**MATERIAL PROVIDED**:

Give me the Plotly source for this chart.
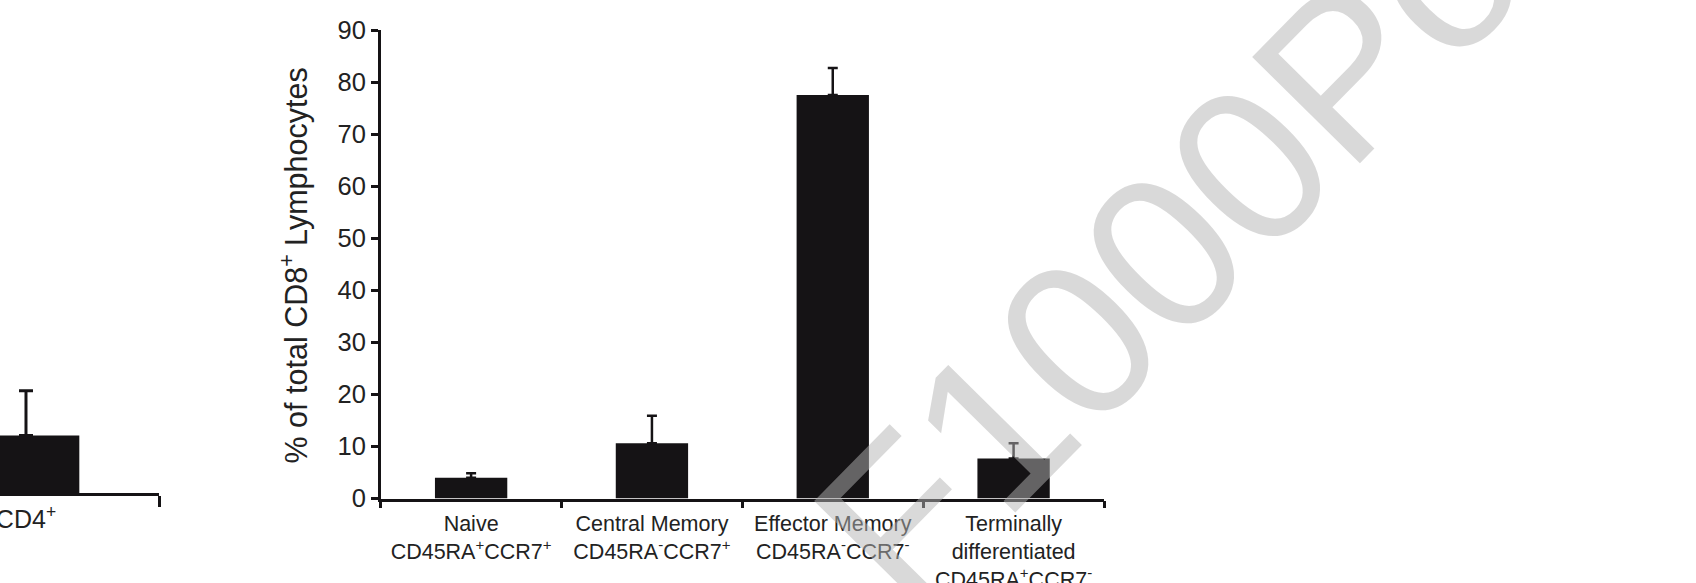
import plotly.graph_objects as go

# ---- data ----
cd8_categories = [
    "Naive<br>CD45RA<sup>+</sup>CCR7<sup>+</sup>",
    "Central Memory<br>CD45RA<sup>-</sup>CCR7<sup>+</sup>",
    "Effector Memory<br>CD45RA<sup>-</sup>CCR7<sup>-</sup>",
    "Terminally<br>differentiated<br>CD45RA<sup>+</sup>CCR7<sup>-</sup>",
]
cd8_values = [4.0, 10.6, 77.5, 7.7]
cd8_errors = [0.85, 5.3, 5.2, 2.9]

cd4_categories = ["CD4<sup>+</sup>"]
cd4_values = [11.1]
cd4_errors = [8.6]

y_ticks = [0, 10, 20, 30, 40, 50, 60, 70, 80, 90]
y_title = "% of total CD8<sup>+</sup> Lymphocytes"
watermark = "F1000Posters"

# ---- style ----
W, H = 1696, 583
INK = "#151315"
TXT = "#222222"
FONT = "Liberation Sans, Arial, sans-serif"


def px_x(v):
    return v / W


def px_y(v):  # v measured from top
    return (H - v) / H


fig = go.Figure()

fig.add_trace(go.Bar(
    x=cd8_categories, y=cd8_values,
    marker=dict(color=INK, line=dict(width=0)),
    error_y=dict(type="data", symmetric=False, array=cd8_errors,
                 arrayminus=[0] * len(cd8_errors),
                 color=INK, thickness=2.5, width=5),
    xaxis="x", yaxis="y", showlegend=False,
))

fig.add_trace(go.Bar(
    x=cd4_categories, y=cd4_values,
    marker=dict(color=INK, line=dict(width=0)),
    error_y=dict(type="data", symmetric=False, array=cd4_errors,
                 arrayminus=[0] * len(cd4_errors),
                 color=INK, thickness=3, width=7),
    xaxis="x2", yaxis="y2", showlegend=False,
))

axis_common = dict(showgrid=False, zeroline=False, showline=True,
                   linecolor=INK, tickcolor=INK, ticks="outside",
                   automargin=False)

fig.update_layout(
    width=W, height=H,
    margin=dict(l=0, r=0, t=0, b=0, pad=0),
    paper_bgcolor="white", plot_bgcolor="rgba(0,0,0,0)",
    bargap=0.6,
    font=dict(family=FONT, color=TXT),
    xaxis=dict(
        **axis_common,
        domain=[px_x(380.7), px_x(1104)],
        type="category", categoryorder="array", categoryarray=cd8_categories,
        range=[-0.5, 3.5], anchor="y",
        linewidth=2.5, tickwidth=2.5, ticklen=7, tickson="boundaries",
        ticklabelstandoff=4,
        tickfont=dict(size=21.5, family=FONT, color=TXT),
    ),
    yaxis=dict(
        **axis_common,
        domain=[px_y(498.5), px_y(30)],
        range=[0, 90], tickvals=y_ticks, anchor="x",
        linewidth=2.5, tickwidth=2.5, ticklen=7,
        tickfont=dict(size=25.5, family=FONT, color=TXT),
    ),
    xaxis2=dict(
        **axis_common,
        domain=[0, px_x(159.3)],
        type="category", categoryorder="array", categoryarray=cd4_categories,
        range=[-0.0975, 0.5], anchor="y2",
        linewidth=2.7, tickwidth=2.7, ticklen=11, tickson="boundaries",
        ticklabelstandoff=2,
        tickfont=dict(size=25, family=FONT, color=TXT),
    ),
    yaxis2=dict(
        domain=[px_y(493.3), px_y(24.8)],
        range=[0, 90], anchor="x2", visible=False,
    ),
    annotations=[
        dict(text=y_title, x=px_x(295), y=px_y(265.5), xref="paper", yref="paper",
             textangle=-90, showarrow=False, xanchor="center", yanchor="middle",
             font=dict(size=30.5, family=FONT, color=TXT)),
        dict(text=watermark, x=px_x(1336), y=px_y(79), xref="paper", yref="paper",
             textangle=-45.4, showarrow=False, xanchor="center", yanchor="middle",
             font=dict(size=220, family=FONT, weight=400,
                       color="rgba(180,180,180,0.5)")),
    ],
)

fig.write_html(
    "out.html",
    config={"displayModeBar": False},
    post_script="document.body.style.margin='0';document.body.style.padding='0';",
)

**WHAT TO DO**:
Restate each line from the start of the listing through the line bearing "import plotly.graph_objects as go" word for word. Drop the pictures.

**EXPECTED ANSWER**:
Give me the Plotly source for this chart.
import plotly.graph_objects as go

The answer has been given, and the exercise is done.